Monday, 12 August 2013
Sunday, 11 August 2013
Everyone has heard of Atlantis, the lost city said to have been swallowed by the ocean and according to the Nazis was populated by super buff Nordic Aryans, not unlike any given issue of Men's Health. Tales of mythical cities and countries have become a staple of legend, populated by super people and weird creatures. But there's a tonne of these mysterious locales that you've probably never heard of before. Here are 5 to delve into.
5. Agartha, the City at the Centre of the Earth
According to legends, Agartha is a great city the resides in the core of the Earth. It's linked in with the belief that the Earth is hollow and filled to the brim with weird people and creatures, a belief that still prevails to this day in some groups.
Alexandre Saint-Yves d'Alveydre, or Lex to his buddies, recorded the first "account" of Agartha, which according to him is situated in the Himalayas. Alexandre stated that Agartha would be revealed to us normal humans when we start doing right by the Ten Commandments. It is unknown if we need to continue with following these rules by the time we've all descended into the hidden city or whether it's just going to be a massive free-for-all.
4. Kyöpelinvuori, Mountain of Virgin Ghosts
Kyöpelinvuori, or Ghost's Mountain in Finnish, is a place that is said to be haunted exclusively by dead women. Specifically, it's populated the ghosts of young virgins who gather on the mountain at the beginning of the afterlife.
At Easter, because the Finnish have decided that their kids obviously don't need to sleep, adults say that Kyöpelinvuori is inhabited by witches that leave the mountain on their broomsticks to scare the living shit out of Finland's children.
Ghost Mountain is related to the Swedish Blockula myth, a legendary meadow where the Devil met with witches on the Sabbath, had kids with them and then married those kids to produce toads and serpents.

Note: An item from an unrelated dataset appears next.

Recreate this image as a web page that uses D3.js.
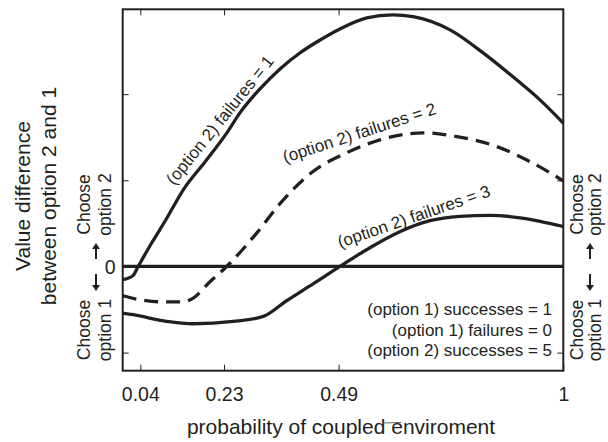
<!DOCTYPE html>
<html>
<head>
<meta charset="utf-8">
<script src="https://cdn.jsdelivr.net/npm/d3@7"></script>
<style>
	body { margin: 0; background: #fff; }
	text { font-family: "Liberation Sans", Arial, Helvetica, sans-serif; fill: #231f20; }
</style>
</head>
<body>
<div id="chart"></div>
<script>
/* global d3 */

//	BEGIN data

// probability of coupled environment (x) and value difference (y)
var fail1X = [0, 0.023, 0.035, 0.066, 0.098, 0.1375, 0.187, 0.236, 0.266, 0.3116, 0.357, 0.402, 0.448, 0.493, 0.554, 0.613, 0.659, 0.743, 0.818, 0.894, 0.947, 1];
var fail1Y = [-0.154, -0.108, 0, 0.275, 0.542, 0.89, 1.215, 1.548, 1.783, 2.061, 2.293, 2.478, 2.629, 2.757, 2.885, 2.92, 2.9, 2.746, 2.479, 2.166, 1.934, 1.664];

var fail2X = [0, 0.039, 0.085, 0.137, 0.16, 0.198, 0.236, 0.304, 0.357, 0.432, 0.508, 0.584, 0.682, 0.758, 0.849, 0.924, 1];
var fail2Y = [-0.34, -0.386, -0.41, -0.41, -0.367, -0.177, 0, 0.387, 0.73, 1.102, 1.319, 1.47, 1.551, 1.508, 1.392, 1.218, 0.994];

var fail3X = [0, 0.024, 0.1, 0.16, 0.251, 0.319, 0.372, 0.433, 0.493, 0.561, 0.629, 0.697, 0.765, 0.834, 0.902, 0.947, 1];
var fail3Y = [-0.541, -0.56, -0.638, -0.665, -0.638, -0.58, -0.398, -0.2, 0, 0.217, 0.403, 0.531, 0.582, 0.594, 0.565, 0.524, 0.464];

var xTickValues = [0.04, 0.23, 0.49, 1];
var xTickLabels = ["0.04", "0.23", "0.49", "1"];
var yTickValues = [-1, 0, 1, 2];
var yTickLabels = ["", "0", "", ""];

var curveLabels = ["(option 2) failures = 1", "(option 2) failures = 2", "(option 2) failures = 3"];
var legendLines = ["(option 1) successes = 1", "(option 1) failures = 0", "(option 2) successes = 5"];

//	END data

var width = 608;
var height = 442;
// plot frame edges (named so they don't clash with window.top)
var frameL = 122.7, frameR = 563.3, frameT = 9.3, frameB = 370.7;

var svg = d3.select("#chart")
	.append("svg")
	.attr("width", width)
	.attr("height", height);

var x = d3.scaleLinear().domain([0, 1]).range([frameL, frameR]);
var y = d3.scaleLinear().domain([-1.21, 2.985]).range([frameB, frameT]);

function toPoints(xs, ys) {
	return xs.map(function(d, i) { return [d, ys[i]]; });
}

var line = d3.line()
	.x(function(d) { return x(d[0]); })
	.y(function(d) { return y(d[1]); })
	.curve(d3.curveMonotoneX);

//	BEGIN axes

// frame with inward ticks, labels only where the figure has them
svg.append("g")
	.attr("transform", "translate(0," + frameB + ")")
	.call(d3.axisBottom(x).tickValues(xTickValues).tickSizeInner(-6).tickSizeOuter(0)
		.tickFormat(function(d, i) { return xTickLabels[i]; }))
	.call(function(g) {
		g.select(".domain").remove();
		g.selectAll(".tick line").attr("stroke", "#231f20").attr("stroke-width", 1);
		g.selectAll(".tick text").attr("y", 30).attr("dy", 0)
			.style("font-size", "19.5px").attr("fill", "#231f20");
	});

svg.append("g")
	.attr("transform", "translate(0," + frameT + ")")
	.call(d3.axisTop(x).tickValues(xTickValues.slice(0, 3)).tickSizeInner(-6).tickSizeOuter(0).tickFormat(""))
	.call(function(g) {
		g.select(".domain").remove();
		g.selectAll(".tick line").attr("stroke", "#231f20").attr("stroke-width", 1);
	});

svg.append("g")
	.attr("transform", "translate(" + frameL + ",0)")
	.call(d3.axisLeft(y).tickValues(yTickValues).tickSizeInner(-6).tickSizeOuter(0)
		.tickFormat(function(d, i) { return yTickLabels[i]; }))
	.call(function(g) {
		g.select(".domain").remove();
		g.selectAll(".tick line").attr("stroke", "#231f20").attr("stroke-width", 1);
		g.selectAll(".tick text").attr("x", -7).attr("dy", "0.36em")
			.style("font-size", "19.5px").attr("fill", "#231f20");
	});

svg.append("g")
	.attr("transform", "translate(" + frameR + ",0)")
	.call(d3.axisRight(y).tickValues(yTickValues).tickSizeInner(-6).tickSizeOuter(0).tickFormat(""))
	.call(function(g) {
		g.select(".domain").remove();
		g.selectAll(".tick line").attr("stroke", "#231f20").attr("stroke-width", 1);
	});

svg.append("rect")
	.attr("x", frameL)
	.attr("y", frameT)
	.attr("width", frameR - frameL)
	.attr("height", frameB - frameT)
	.style("fill", "none")
	.style("stroke", "#231f20")
	.style("stroke-width", 2);

//	END axes

//	BEGIN lines

// zero line
svg.append("path")
	.datum([[0, 0], [1, 0]])
	.attr("d", line)
	.style("fill", "none")
	.style("stroke", "#231f20")
	.style("stroke-width", 3.2);

var series = [
	{ pts: toPoints(fail1X, fail1Y), dash: null },
	{ pts: toPoints(fail2X, fail2Y), dash: "14,8" },
	{ pts: toPoints(fail3X, fail3Y), dash: null }
];

svg.selectAll(".curve")
	.data(series)
	.enter().append("path")
	.attr("class", "curve")
	.attr("d", function(d) { return line(d.pts); })
	.style("fill", "none")
	.style("stroke", "#231f20")
	.style("stroke-width", 3.3)
	.style("stroke-dasharray", function(d) { return d.dash; });

//	END lines

//	BEGIN labels

var labelPos = [
	{ px: 174, py: 186, angle: -51 },
	{ px: 285, py: 163, angle: -18 },
	{ px: 340, py: 248, angle: -19 }
];

svg.selectAll(".curve-label")
	.data(curveLabels)
	.enter().append("text")
	.attr("class", "curve-label")
	.attr("transform", function(d, i) {
		return "translate(" + labelPos[i].px + "," + labelPos[i].py + ") rotate(" + labelPos[i].angle + ")";
	})
	.style("font-size", "17px")
	.text(function(d) { return d; });

svg.selectAll(".legend")
	.data(legendLines)
	.enter().append("text")
	.attr("class", "legend")
	.attr("x", 552)
	.attr("y", function(d, i) { return 315 + i * 20.6; })
	.attr("text-anchor", "end")
	.style("font-size", "17px")
	.text(function(d) { return d; });

// y axis title, two rotated lines
var yTitle = ["Value difference", "between option 2 and 1"];
svg.selectAll(".ytitle")
	.data(yTitle)
	.enter().append("text")
	.attr("class", "ytitle")
	.attr("transform", function(d, i) { return "translate(" + (30 + i * 25.5) + ",196) rotate(-90)"; })
	.attr("text-anchor", "middle")
	.style("font-size", "21px")
	.text(function(d) { return d; });

svg.append("text")
	.attr("x", 341)
	.attr("y", 434)
	.attr("text-anchor", "middle")
	.style("font-size", "21px")
	.text("probability of coupled enviroment");

// small stray stroke over the x title, as in the figure
svg.append("line")
	.attr("x1", 383).attr("y1", 423)
	.attr("x2", 401).attr("y2", 422.5)
	.style("stroke", "#666")
	.style("stroke-width", 1);

// "Choose option" side notes with arrows
var sides = [
	{ b1: 90, b2: 110.5, ax: 96 },
	{ b1: 583, b2: 601, ax: 590 }
];
var choose = [
	{ lines: ["Choose", "option 2"], cy: 204.5 },
	{ lines: ["Choose", "option 1"], cy: 330 }
];

sides.forEach(function(s) {
	choose.forEach(function(c) {
		c.lines.forEach(function(t, i) {
			svg.append("text")
				.attr("transform", "translate(" + (i === 0 ? s.b1 : s.b2) + "," + c.cy + ") rotate(-90)")
				.attr("text-anchor", "middle")
				.style("font-size", "17.5px")
				.text(t);
		});
	});
	// up arrow and down arrow around the zero line
	[[259, 243], [274, 291]].forEach(function(a) {
		var dir = a[1] < a[0] ? -1 : 1;
		svg.append("line")
			.attr("x1", s.ax).attr("y1", a[0])
			.attr("x2", s.ax).attr("y2", a[1] - dir * 3)
			.style("stroke", "#231f20")
			.style("stroke-width", 2);
		svg.append("path")
			.attr("d", "M" + (s.ax - 4) + "," + (a[1] - dir * 6) + "L" + s.ax + "," + a[1] + "L" + (s.ax + 4) + "," + (a[1] - dir * 6) + "Z")
			.style("fill", "#231f20");
	});
});

//	END labels
</script>
</body>
</html>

Textbook devilry, really.
3. Kingdom of Saguenay, Land of the Blond Men
The Kingdom of Saguenay is an Iroquoian legend that tells of a northern land riddled with blond men rich with gold and furs. Sounds fabulous!
Apparently Jacques Cartier, while travelling with the sons of Chief Donnacona, found the Saguenay river in 1536, which, according to the sons, was the gateway to Saguenay itself. French Canadian explorers have tried in vein to find the mythical kingdom but to no avail. According to Donnacona himself, Saguenay is the home to great silver and gold mines, enough to make anyone rich who travelled there.
Some people have speculated that it could have been a pre-Columbian Norse settlement, or perhaps just the Iroquoian Indians just dicking around with the French.
2. City of the Caesars has ALL the Diamonds
Supposedly located somewhere in Patagonia, The City of the Caesars or Ciudad de los Césares is a mythical city along the lines of El Dorado. According to legend, the city is full of gold, diamonds and other precious stones and found nestled between a mountain of silver and a mountain of gold.
It is said that the city would appear at certain times, making it more difficult to find. To make matters worse, people who come across it are said to forget all about what they saw. This does beg the question of how anyone knows this, considering, y'know, they forget all about it.
1. Cockaigne, Land of Everything
Ever want to go to a place where you could have everything you wanted, societal restrictions were destroyed and nuns would spend their days prancing around showing their butts? Cockaigne is for you then, you big pervert.
According to Herman Pleij's Dreaming of Cockaigne: Medieval Fantasies of the Perfect Life, this is exactly what this utopia is like:
"Roasted pigs wander about with knives in their backs to make carving easy, where grilled geese fly directly into one's mouth, where cooked fish jump out of the water and land at one's feet. The weather is always mild, the wine flows freely, sex is readily available, and all people enjoy eternal youth."
Or how about this doozy by poet George Ellis: "The houses were made of barley sugar and cakes, the streets were paved with pastry, and the shops supplied goods for nothing."
Flying food, free shit, all the sex and wine your body can take. When medieval people dreamed, they dreamed big.